Each year, 24/7 Wall Street predicts which brands will disappear next year. It does so to dubious success. Of the 10 brands predicted to disappear in 2012, eight are still alive (more or less.) Only Saab is gone (some say it is not), and Sony Ericsson is now Sony. Of the 10 brands predicted to disappear in 2014, two are car brands, one is a buff book.
Volvo. Says 24/7 Wall Street:
“A mid-market car company without a broad range of sedans, SUVs and light trucks would find it hard to make any progress in the United States. Volvo’s model line is too small to allow it any chance.
Volvo’s future is in question not just in the U.S. The company’s dealerships in China inflated sales numbers to receive cash incentives from the company that never went to customers, according to Brand Channel. In other words, some of Volvo’s dealers committed fraud. “
Says TTAC: If you think Saab is a zombie brand, look for undead Volvo decades from now.

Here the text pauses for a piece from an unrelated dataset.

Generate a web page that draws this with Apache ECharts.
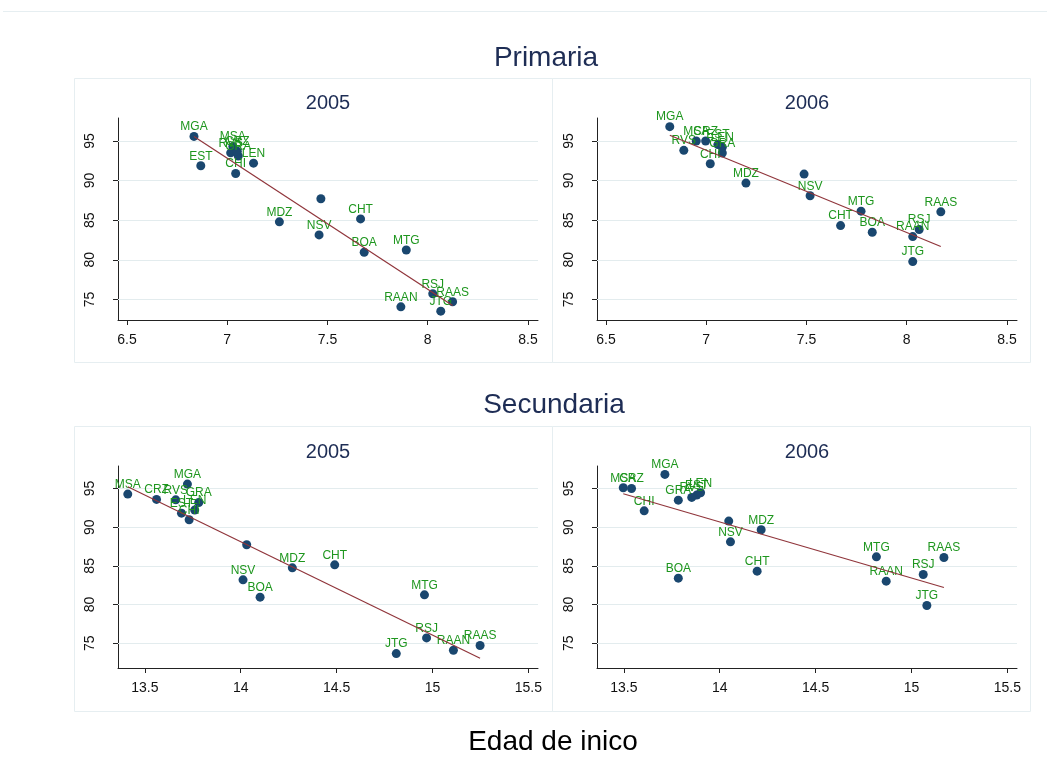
<!DOCTYPE html>
<html>
<head>
<meta charset="utf-8">
<script src="https://cdn.jsdelivr.net/npm/echarts@6/dist/echarts.min.js"></script>
<style>
html,body{margin:0;padding:0;background:#fff;}
#chart{width:1047px;height:775px;}
</style>
</head>
<body>
<div id="chart"></div>
<script>
// Department labels (last one is an unlabelled point)
const depts = ['MGA','EST','MSA','RVS','GRA','CRZ','CHI','LEN','MDZ','NSV','CHT','BOA','MTG','RAAN','RSJ','RAAS','JTG',''];

// Primaria 2005
const prim05X = [6.834,6.868,7.028,7.017,7.055,7.050,7.042,7.131,7.260,7.458,7.665,7.683,7.893,7.866,8.025,8.124,8.065,7.467];
const prim05Y = [95.58,91.87,94.30,93.50,93.10,93.70,90.90,92.20,84.79,83.14,85.16,80.95,81.24,74.06,75.71,74.70,73.52,87.70];
// Primaria 2006
const prim06X = [6.818,7.058,6.950,6.888,7.080,6.997,7.020,7.080,7.198,7.518,7.670,7.828,7.772,8.030,8.062,8.170,8.030,7.488];
const prim06Y = [96.81,94.54,95.00,93.82,93.48,95.00,92.13,94.20,89.68,88.08,84.32,83.48,86.14,82.93,83.82,86.05,79.77,90.82];
// Secundaria 2005
const sec05X = [13.722,13.691,13.411,13.661,13.781,13.561,13.731,13.760,14.269,14.012,14.490,14.101,14.958,15.109,14.969,15.248,14.811,14.031];
const sec05Y = [95.56,91.81,94.27,93.53,93.19,93.58,90.95,92.20,84.74,83.19,85.13,80.95,81.25,74.09,75.69,74.70,73.66,87.72];
// Secundaria 2006
const sec06X = [13.714,13.880,13.497,13.854,13.784,13.540,13.606,13.900,14.216,14.056,14.195,13.784,14.817,14.868,15.061,15.169,15.080,14.047];
const sec06Y = [96.81,94.14,95.09,93.84,93.49,95.00,92.11,94.44,89.66,88.10,84.31,83.41,86.16,83.02,83.88,86.08,79.87,90.78];

// Fitted lines (endpoints)
const prim05FitX = [6.834, 8.124], prim05FitY = [95.58, 74.24];
const prim06FitX = [6.818, 8.170], prim06FitY = [95.72, 81.67];
const sec05FitX = [13.411, 15.248], sec05FitY = [95.22, 73.06];
const sec06FitX = [13.497, 15.169], sec06FitY = [94.31, 82.20];

// Tick labels
const yTicks = [75, 80, 85, 90, 95];
const primXTicks = [6.5, 7, 7.5, 8, 8.5];
const secXTicks = [13.5, 14, 14.5, 15, 15.5];

const panelTitles = ['2005', '2006', '2005', '2006'];
const groupTitles = ['Primaria', 'Secundaria'];
const xTitle = 'Edad de inico';

const FONT = '"Liberation Sans", Arial, sans-serif';
const NAVY = '#1a476f';
const GREEN = '#1e961e';
const FITC = '#90353b';
const GRIDC = '#e3ecee';
const BORDERC = '#e6eef1';
const TITLEC = '#1e2d55';

const panels = [
  {xs: prim05X, ys: prim05Y, fx: prim05FitX, fy: prim05FitY, xt: primXTicks, xmin: 6.455, xmax: 8.55, ymin: 72.4, ymax: 97.9,
   grid: {left: 118, top: 118, width: 420, height: 202}},
  {xs: prim06X, ys: prim06Y, fx: prim06FitX, fy: prim06FitY, xt: primXTicks, xmin: 6.455, xmax: 8.55, ymin: 72.4, ymax: 97.9,
   grid: {left: 597, top: 118, width: 420, height: 202}},
  {xs: sec05X, ys: sec05Y, fx: sec05FitX, fy: sec05FitY, xt: secXTicks, xmin: 13.36, xmax: 15.55, ymin: 71.8, ymax: 97.9,
   grid: {left: 118, top: 466, width: 420, height: 202}},
  {xs: sec06X, ys: sec06Y, fx: sec06FitX, fy: sec06FitY, xt: secXTicks, xmin: 13.36, xmax: 15.55, ymin: 71.8, ymax: 97.9,
   grid: {left: 597, top: 466, width: 420, height: 202}}
];

const grids = [], xAxes = [], yAxes = [], series = [];
panels.forEach((p, i) => {
  grids.push(Object.assign({containLabel: false}, p.grid));
  xAxes.push({
    type: 'value', gridIndex: i, min: p.xmin, max: p.xmax,
    axisLine: {show: true, onZero: false, lineStyle: {color: '#222', width: 1}},
    axisTick: {show: true, length: 5, customValues: p.xt, lineStyle: {color: '#222'}},
    axisLabel: {customValues: p.xt, fontSize: 14, color: '#111', fontFamily: FONT, margin: 13},
    splitLine: {show: false}
  });
  yAxes.push({
    type: 'value', gridIndex: i, min: p.ymin, max: p.ymax,
    axisLine: {show: true, onZero: false, lineStyle: {color: '#222', width: 1}},
    axisTick: {show: true, length: 5, customValues: yTicks, lineStyle: {color: '#222'}},
    axisLabel: {customValues: yTicks, fontSize: 14, color: '#111', fontFamily: FONT, rotate: 90, margin: 21},
    splitLine: {show: false}
  });
  series.push({
    type: 'scatter', xAxisIndex: i, yAxisIndex: i,
    data: p.xs.map((x, k) => ({value: [x, p.ys[k]], name: depts[k]})),
    symbol: 'circle', symbolSize: 9,
    itemStyle: {color: NAVY, opacity: 1},
    label: {show: true, position: 'top', distance: -1, formatter: '{b}', color: GREEN, opacity: 1, fontSize: 12, fontFamily: FONT},
    markLine: {
      silent: true, symbol: ['none', 'none'], animation: false, z: 1,
      label: {show: false},
      lineStyle: {color: GRIDC, width: 1, type: 'solid', opacity: 1},
      data: yTicks.map(v => ({yAxis: v}))
    },
    z: 6, animation: false
  });
  series.push({
    type: 'line', xAxisIndex: i, yAxisIndex: i,
    data: p.fx.map((x, k) => [x, p.fy[k]]),
    symbol: 'none', lineStyle: {color: FITC, width: 1.2},
    z: 10, animation: false, silent: true
  });
});

const graphics = [
  {type: 'line', shape: {x1: 3, y1: 11.5, x2: 1047, y2: 11.5}, style: {stroke: BORDERC, lineWidth: 1}, silent: true},
  {type: 'rect', shape: {x: 74.5, y: 78.5, width: 478, height: 284}, style: {fill: 'none', stroke: BORDERC, lineWidth: 1}, silent: true, z: -1},
  {type: 'rect', shape: {x: 552.5, y: 78.5, width: 478, height: 284}, style: {fill: 'none', stroke: BORDERC, lineWidth: 1}, silent: true, z: -1},
  {type: 'rect', shape: {x: 74.5, y: 426.5, width: 478, height: 285}, style: {fill: 'none', stroke: BORDERC, lineWidth: 1}, silent: true, z: -1},
  {type: 'rect', shape: {x: 552.5, y: 426.5, width: 478, height: 285}, style: {fill: 'none', stroke: BORDERC, lineWidth: 1}, silent: true, z: -1},
  {type: 'text', x: 546, y: 58, style: {text: groupTitles[0], font: '28px ' + FONT, fill: TITLEC, textAlign: 'center', textVerticalAlign: 'middle'}},
  {type: 'text', x: 554, y: 405, style: {text: groupTitles[1], font: '28px ' + FONT, fill: TITLEC, textAlign: 'center', textVerticalAlign: 'middle'}},
  {type: 'text', x: 553, y: 742, style: {text: xTitle, font: '28px ' + FONT, fill: '#000', textAlign: 'center', textVerticalAlign: 'middle'}}
];
panels.forEach((p, i) => {
  graphics.push({type: 'text', x: p.grid.left + p.grid.width / 2, y: i < 2 ? 103 : 452,
    style: {text: panelTitles[i], font: '20px ' + FONT, fill: TITLEC, textAlign: 'center', textVerticalAlign: 'middle'}});
});

const chart = echarts.init(document.getElementById('chart'), null, {renderer: 'canvas'});
chart.setOption({
  backgroundColor: '#fff',
  animation: false,
  grid: grids, xAxis: xAxes, yAxis: yAxes, series: series,
  graphic: graphics
});
</script>
</body>
</html>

Mitsubishi Motors. Says 24/7 Wall Street:
“While it never had a massive presence in the United States, the niche Japanese automaker has had some success with models like the Lancer and the Eclipse. However, Mitsubishi Motors will soon exit the U.S. market, just as its Japanese rival, American Suzuki Motor Corp., did at the end of last year.”
Says TTAC: The demise of Mitsu has been predicted many times, and many times, crow was had for dinner. Do not underestimate the staying power inherited from a rich parent.
Road & Track. Says 24/7 Wall Street:
“The four dominant magazines have all posted advertising sales drops in the past five years as Car & Driver, Motor Trend and Automobile have each lost hundreds of ad pages. Road & Track has had the worst of it. Ad pages fell from 1,092 in 2008 to 699 last year. Pages are down another 31% to 232 for the first six months of this year, according to MIN. No large national magazine can continue that kind of long-term slide… Car & Driver has an audience of 10.7 million people, which according to Hearst makes it the world’s largest automobile magazine brand. Hearst does not need to support two magazine brands, each of which is in the midst of a sales slide. Since both magazines are based in Ann Arbor, Michigan, a consolidation of staffs would be a money-saving option. Road & Track subscribers could also be migrated to Car & Driver. Road & Track might continue to live online, but Hearst has no reason to keep two similar titles.”
Says TTAC: Remember, 24/7 Wall Street had two out of 10 right in 2012 ….
Also, the list suffers from a bad list definition. It says “Each year, 24/7 Wall St. identifies 10 important brands sold in America that we predict will disappear before 2014.” It should (but did not) add “… from the American market.” There is a very slim chance that Volvo and Mitsu will retreat from the U.S. in 2014, but I would not bet on it. Worldwide, no chance.